2,000-Pound Bombs Likely Used in Mawasi Strike
Large craters and a bomb fragment from an Israeli airstrike on a camp for displaced people early Tuesday provide strong evidence that Israel used 2,000-pound bombs, according to three weapons experts.
The United States has previously warned Israel that the powerful munitions can cause excessive civilian casualties in the densely populated Gaza Strip, and suspended exporting U.S.-made 2,000-pound bombs to Israel earlier this year.
Israel said it had carried out “precise strikes” aimed at Hamas militants, but has so far declined to say what sort of bombs were used. At least 19 people were killed in the blasts and more than 60 others injured, Gazan authorities said, a toll that appeared likely to rise.
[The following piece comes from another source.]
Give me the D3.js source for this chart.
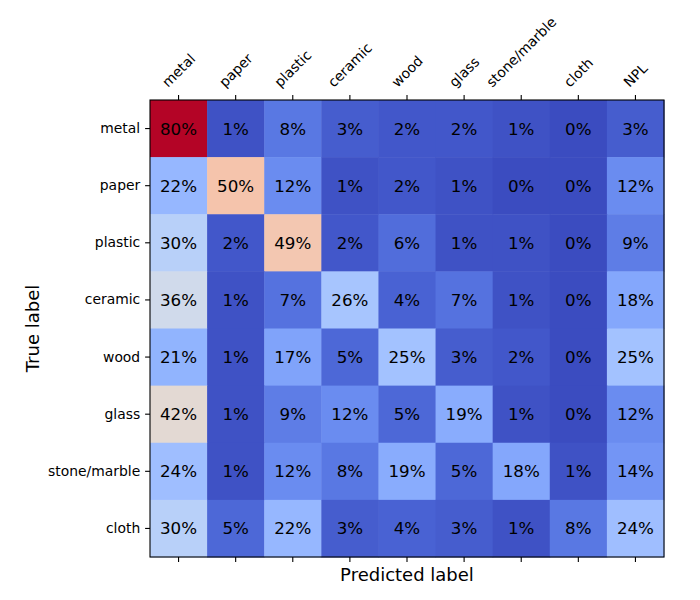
<!DOCTYPE html>
<html>
<head>
<meta charset="utf-8">
<script src="https://cdn.jsdelivr.net/npm/d3@7"></script>
<style>
  body { margin: 0; background: #fff; }
  text { font-family: "DejaVu Sans", sans-serif; fill: #000; }
</style>
</head>
<body>
<div id="chart"></div>
<script>
// Class names
var predictedLabels = ["metal", "paper", "plastic", "ceramic", "wood", "glass", "stone/marble", "cloth", "NPL"];
var trueLabels = ["metal", "paper", "plastic", "ceramic", "wood", "glass", "stone/marble", "cloth"];

// Row percentages (true label rows, predicted label columns)
var metalRow   = [80, 1, 8, 3, 2, 2, 1, 0, 3];
var paperRow   = [22, 50, 12, 1, 2, 1, 0, 0, 12];
var plasticRow = [30, 2, 49, 2, 6, 1, 1, 0, 9];
var ceramicRow = [36, 1, 7, 26, 4, 7, 1, 0, 18];
var woodRow    = [21, 1, 17, 5, 25, 3, 2, 0, 25];
var glassRow   = [42, 1, 9, 12, 5, 19, 1, 0, 12];
var stoneRow   = [24, 1, 12, 8, 19, 5, 18, 1, 14];
var clothRow   = [30, 5, 22, 3, 4, 3, 1, 8, 24];
var matrix = [metalRow, paperRow, plasticRow, ceramicRow, woodRow, glassRow, stoneRow, clothRow];

// Flatten into cells
var cells = [];
matrix.forEach(function (row, i) {
    row.forEach(function (v, j) {
        cells.push({ row: trueLabels[i], col: predictedLabels[j], value: v });
    });
});

// matplotlib "coolwarm" stops
var coolwarm = [
    [59,76,192],[68,90,204],[77,104,215],[87,117,225],[98,130,234],[108,142,241],
    [119,154,247],[130,165,251],[141,176,254],[152,185,255],[163,194,255],[174,201,253],
    [184,208,249],[194,213,244],[204,217,238],[213,219,230],[221,221,221],[229,216,209],
    [236,211,197],[241,204,184],[245,196,172],[247,187,160],[247,177,148],[247,166,137],
    [244,154,123],[241,141,112],[236,127,99],[229,112,88],[222,96,77],[213,80,66],
    [203,62,56],[192,40,47],[180,4,38]
];
var coolwarmInterp = d3.piecewise(d3.interpolateRgb, coolwarm.map(function (c) {
    return d3.rgb(c[0], c[1], c[2]);
}));

var vmin = d3.min(cells, function (d) { return d.value; });
var vmax = d3.max(cells, function (d) { return d.value; });
var colorScale = d3.scaleSequential(coolwarmInterp).domain([vmin, vmax]);

// SVG
var width = 700, height = 600;
var svg = d3.select("#chart").append("svg")
    .attr("width", width)
    .attr("height", height);

var gLeft = 150, gTop = 100, gRight = 664, gBottom = 557;

var x = d3.scaleBand().domain(predictedLabels).range([gLeft, gRight]);
var y = d3.scaleBand().domain(trueLabels).range([gTop, gBottom]);

// Cells
svg.selectAll(".cell")
    .data(cells)
    .enter()
    .append("rect")
    .attr("class", "cell")
    .attr("x", function (d) { return x(d.col); })
    .attr("y", function (d) { return y(d.row); })
    .attr("width", x.bandwidth() + 0.5)
    .attr("height", y.bandwidth() + 0.5)
    .attr("fill", function (d) { return colorScale(d.value); });

// Cell text
svg.selectAll(".cell-label")
    .data(cells)
    .enter()
    .append("text")
    .attr("class", "cell-label")
    .attr("x", function (d) { return x(d.col) + x.bandwidth() / 2; })
    .attr("y", function (d) { return y(d.row) + y.bandwidth() / 2; })
    .attr("text-anchor", "middle")
    .attr("dy", "0.36em")
    .style("font-size", "16.7px")
    .text(function (d) { return d.value + "%"; });

// Axes
var topAxis = svg.append("g")
    .attr("transform", "translate(0," + gTop + ")")
    .call(d3.axisTop(x).tickSize(4.9).tickPadding(4.9));
var bottomAxis = svg.append("g")
    .attr("transform", "translate(0," + gBottom + ")")
    .call(d3.axisBottom(x).tickSize(4.9).tickFormat(""));
var leftAxis = svg.append("g")
    .attr("transform", "translate(" + gLeft + ",0)")
    .call(d3.axisLeft(y).tickSize(4.9).tickPadding(4.9));

[topAxis, bottomAxis, leftAxis].forEach(function (g) {
    g.attr("font-family", null).attr("font-size", null);
    g.select(".domain").remove();
    g.selectAll(".tick line").attr("stroke", "#000").attr("stroke-width", 1.1);
    g.selectAll("text").attr("fill", "#000").style("font-size", "13.9px");
});

// Rotated top labels: bounding box centered on tick, bottom at pad
topAxis.selectAll(".tick text").each(function () {
    var t = d3.select(this);
    t.attr("y", 0).attr("dy", null)
        .attr("text-anchor", "middle")
        .attr("dominant-baseline", "central");
    var bb = this.getBBox();
    var h = (bb.width + bb.height) / Math.SQRT2;
    t.attr("transform", "translate(0," + (-4.9 - 4.9 - h / 2) + ") rotate(-45)");
});

// Frame
svg.append("rect")
    .attr("x", gLeft)
    .attr("y", gTop)
    .attr("width", gRight - gLeft)
    .attr("height", gBottom - gTop)
    .attr("fill", "none")
    .attr("stroke", "#000")
    .attr("stroke-width", 1.1);

// Axis titles
svg.append("text")
    .attr("text-anchor", "middle")
    .attr("x", (gLeft + gRight) / 2)
    .attr("y", 581)
    .style("font-size", "18px")
    .text("Predicted label");

svg.append("text")
    .attr("text-anchor", "middle")
    .attr("transform", "translate(39," + (gTop + gBottom) / 2 + ") rotate(-90)")
    .style("font-size", "18px")
    .text("True label");
</script>
</body>
</html>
Health officials in Gaza do not distinguish between civilians and combatants when reporting casualties.
Video filmed after the attack and verified by The New York Times showed two enormous blast craters measuring close to 50 feet wide. Satellite imagery captured on Monday showed no craters at the location, confirming they were new.
One of the weapons experts — Chris Cobb-Smith, a former British Army artillery officer and director of Chiron Resources, a security and logistics agency told The Times that the dimensions of the craters were broadly consistent with the use of 2,000-pound munitions.
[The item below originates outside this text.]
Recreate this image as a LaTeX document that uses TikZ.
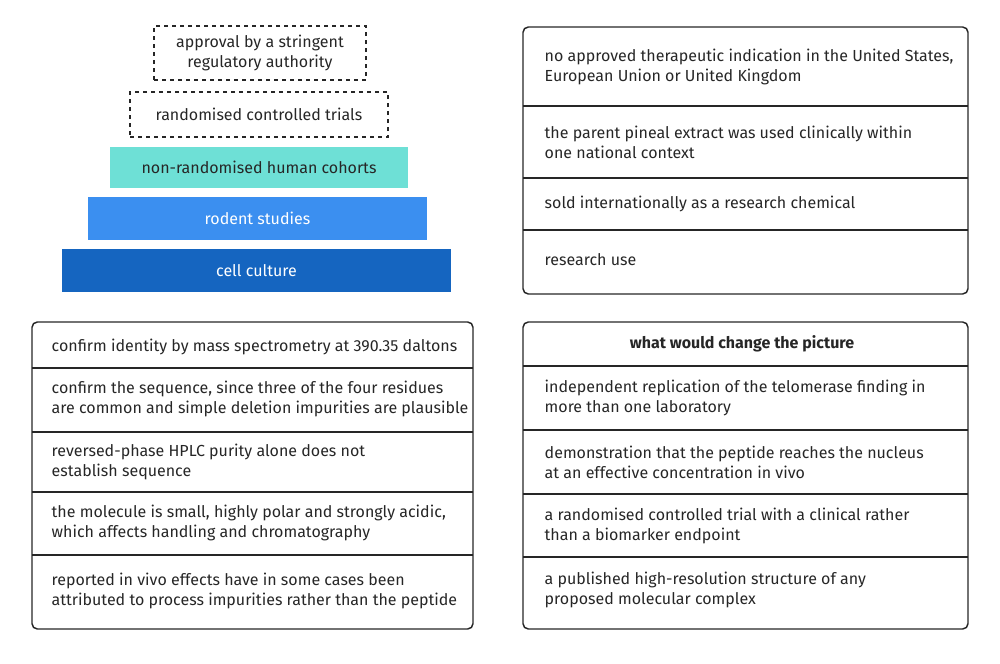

“The dimensions of the crater indicate it’s likely that this strike involved the use of a 2,000-pound aerial dropped bomb by the I.D.F.,” Mr Cobb-Smith said, referring to the Israel Defense Forces.
A second expert, Trevor Ball, a former U.S. Army explosive ordnance disposal technician, identified a weapons fragment found at the scene as “the tail section of a SPICE-2000 kit,” a precision guidance kit that is used with 2,000-pound bombs.
A third expert, Patrick Senft, at the consulting firm Armament Research Services, also said that “one fragment is visually consistent with the tail section of a SPICE 2000 guidance kit, suggesting that at least one 2,000-pound bomb was employed.” He noted that the large craters also indicated the use of a heavyweight bomb.
In its campaign in Gaza, Israel has routinely used 2,000-pound bombs, which shatter into razor-sharp fragments that can kill or incapacitate people over several hundred feet.
When Washington suspended the export of U.S.-made 2,000-pound bombs in May, officials said their use could lead to wide civilian casualties and were not needed by the Israelis. Biden administration officials said at the time they were especially worried about the damage that could be done by such bombs in a crowded area with many displaced civilians.
Mr. Cobb-Smith underscored that concern, saying, “Such bombs have the technological ability to be highly accurate, but I consider the use of a munition in a densely populated area, and one designated as a ‘safe zone’ to be disproportionate.”
The area targeted in Khan Younis was part of a humanitarian zone that Gazans had been instructed to move to. Satellite imagery reviewed by The Times shows that temporary structures, including tents, began to fill the area starting in February and expanded through the year, especially following evacuation orders in the southern city of Rafah in May.
Images captured by witnesses and local journalists posted online on Tuesday morning and verified by The New York Times showed a devastating scene as emergency service workers and other residents used shovels and their hands to try to find bodies in and around the craters.
Other videos, also verified by The Times show furniture, clothes and other household items strewn around a wide area, and a car almost completely immersed under the sand. What appeared to be greenhouses situated adjacent to the strike were mostly destroyed.
In satellite imagery captured about a day before the attack, around a dozen tents and other temporary structures can be seen in the area that was directly hit. They were destroyed in the attack, as were dozens of other tents surrounding the area, which could no longer be seen in photos and videos of the aftermath.
The area was previously targeted by Israeli airstrikes, including a similar attack using 2,000-pound bombs in July targeting a top Hamas commander, Mohammed Deif, less than two miles away.